Groups working for Chinese intelligence have apparently hacked everything from natural resource companies to the Pentagon. It’s believed they’ve directed their activities toward either hacking companies that control access to critical natural resources or high-technology equipment, civilian or military.
The Chinese government maintains firm control over their companies, government-owned or private, and these companies are required to co-operate with any national intelligence activities. Huawei and several other Chinese-based suppliers have been caught embedding backdoor access in various digital equipment. It’s not known whether these security lapses were intentional or leftover access for testing that was forgotten and not removed before releasing them to production.
Either it was intentional or it was sloppy. It was definitely not secure.
In truth, the U.S. has been doing all of these things, too. Many U.S.-based hardware and software suppliers have National Security Agency-directed backdoors installed. This had been heavily documented by Edward Snowden.
This NSA program, PRISM, has alleged been used to intercept all manner of communications.
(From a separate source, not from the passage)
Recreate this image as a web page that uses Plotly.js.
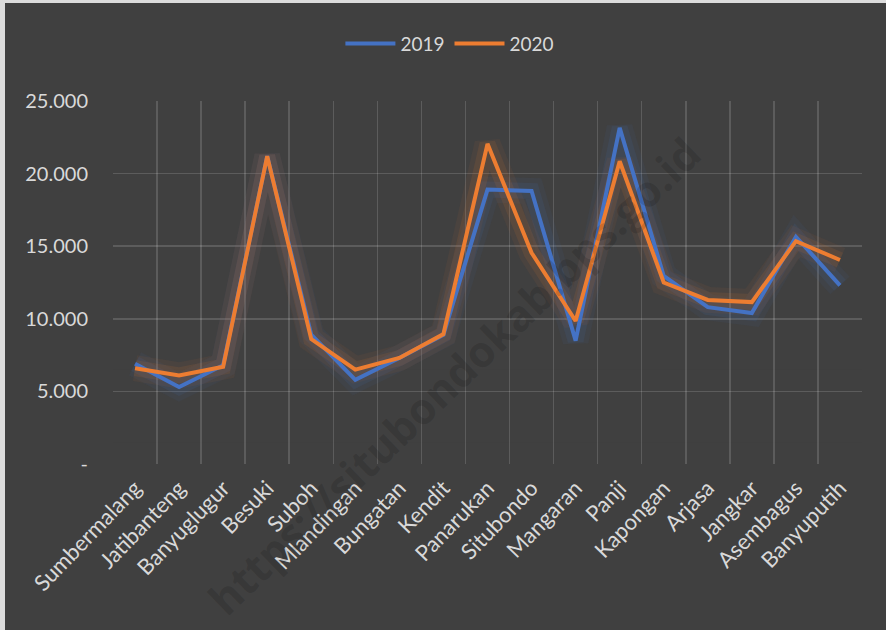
<!DOCTYPE html>
<html>
<head>
<meta charset="utf-8">
<script src="https://cdn.plot.ly/plotly-3.0.1.min.js"></script>
<style>
  html, body { margin: 0; padding: 0; background: #dcdcdc; width: 886px; height: 630px; overflow: hidden; }
  #chart { position: absolute; left: 5px; top: 3px; width: 881px; height: 627px; }
</style>
</head>
<body>
<div id="chart"></div>
<script>
const categories = ["Sumbermalang","Jatibanteng","Banyuglugur","Besuki","Suboh","Mlandingan","Bungatan","Kendit","Panarukan","Situbondo","Mangaran","Panji","Kapongan","Arjasa","Jangkar","Asembagus","Banyuputih"];
const values2019 = [6900, 5300, 6800, 21200, 8900, 5800, 7300, 8900, 18900, 18800, 8500, 23150, 12950, 10800, 10400, 15650, 12300];
const values2020 = [6600, 6100, 6700, 21200, 8600, 6500, 7300, 8950, 22050, 14550, 9850, 20850, 12500, 11300, 11150, 15350, 14050];
const seriesNames = ["2019", "2020"];
const yTickVals = [0, 5000, 10000, 15000, 20000, 25000];
const yTickText = ["-", "5.000", "10.000", "15.000", "20.000", "25.000"];

const blue = "#4472C4", orange = "#ED7D31";
function glow(vals, color, w, op) {
  return { x: categories, y: vals, type: "scatter", mode: "lines",
    line: { color: color, width: w }, opacity: op, showlegend: false, hoverinfo: "skip" };
}
const traces = [
  glow(values2019, blue, 26, 0.06), glow(values2019, blue, 16, 0.1),
  glow(values2020, orange, 26, 0.06), glow(values2020, orange, 16, 0.1),
  { x: categories, y: values2019, name: seriesNames[0], type: "scatter", mode: "lines", line: { color: blue, width: 4 } },
  { x: categories, y: values2020, name: seriesNames[1], type: "scatter", mode: "lines", line: { color: orange, width: 4 } }
];

const fadeSteps = [[9000, 0.15], [6500, 0.2], [4000, 0.25], [1500, 0.32]];
const shapes = fadeSteps.map(s => ({
  type: "rect", xref: "paper", yref: "y", x0: 0, x1: 1, y0: -300, y1: s[0],
  fillcolor: "rgba(64,64,64," + s[1] + ")", line: { width: 0 }, layer: "between"
}));

const layout = {
  width: 881, height: 627,
  paper_bgcolor: "#404040", plot_bgcolor: "#404040",
  margin: { l: 108, r: 24, t: 98, b: 166 },
  font: { family: "Lato, 'Noto Sans', sans-serif", color: "#d9d9d9", size: 15 },
  showlegend: true,
  legend: { orientation: "h", xref: "container", yref: "container", x: 0.505, xanchor: "center", y: 0.935, yanchor: "middle",
    font: { size: 19, color: "#d9d9d9" }, itemwidth: 50, bgcolor: "rgba(0,0,0,0)" },
  xaxis: { type: "category", range: [-0.5, 16.5], tickson: "boundaries", showgrid: true, gridcolor: "rgba(255,255,255,0.15)", gridwidth: 1.5,
    tickangle: -46, ticks: "", zeroline: false, showline: false, ticklabelstandoff: 6, tickfont: { size: 22, color: "#d9d9d9" }, fixedrange: true },
  yaxis: { range: [0, 25000], tickvals: yTickVals, ticktext: yTickText, showgrid: true, gridcolor: "rgba(255,255,255,0.15)", gridwidth: 1.5,
    zeroline: false, showline: false, ticks: "", ticklabelstandoff: 24, tickfont: { size: 20, color: "#d9d9d9" }, fixedrange: true },
  shapes: shapes,
  annotations: [{
    text: "https://situbondokab.bps.go.id", xref: "paper", yref: "paper", x: 0.455, y: 0.245, xanchor: "center", yanchor: "middle", showarrow: false,
    textangle: -44, font: { size: 43, color: "rgba(0,0,0,0.14)", family: "'Open Sans', sans-serif", weight: 700 }
  }]
};
Plotly.newPlot("chart", traces, layout, { displayModeBar: false, staticPlot: true });
</script>
</body>
</html>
There are serious concerns about how much this is used domestically, without warrants and without judicial oversight.
In 2010, a malicious worm (it sends copies of itself out to infect other machines networked with the infected machine) called the Stuxnet attacked and destroyed a number of centrifuge machines being used by the Iranians in their nuclear weapons program. The worm was carefully crafted to target these machines and the suspicion is that it was produced by a joint operation of American and Israeli intelligence. It set the Iranian nuclear weapons program back due to the loss of the centrifuges.
This isn’t about ethics or moral outrage. Depending upon where you live, you might agree with some of these cybernetic attacks and feel outraged at others. However, we don’t need to determine who’s right or wrong – this is simply about being pragmatic.
China, though a trade partner, is also a competitor that seeks every advantage when dealing with us. The Chinese have engaged in corporate espionage, stealing technology where they can.
It doesn’t need to be proven beyond a reasonable doubt that Huawei will install backdoors for Chinese intelligence. This isn’t a criminal court trial. This is national security and suspicion is all that’s needed in the murky world of spies.
If Canada is serious about standing as a sovereign entity, it would make sense to support our tech companies.
Blackberry, a Canadian-based smartphone maker, has traditionally had the best security of any phone maker. Nortel was a major player in network infrastructure before its financial collapse in the early 2000s. Maybe Canada should take a page out of the playbook of so many other nations and start supporting and encouraging our companies. Companies like these are our only real way to ensure our security and independence from the prying eyes of foreign intelligence operations.
It’s high time we started putting the interests and security of Canadian citizens, businesses and government first, and stop worrying about offending a foreign power’s sensibilities.
Eamonn Brosnan is a research associate with Frontier Centre for Public Policy.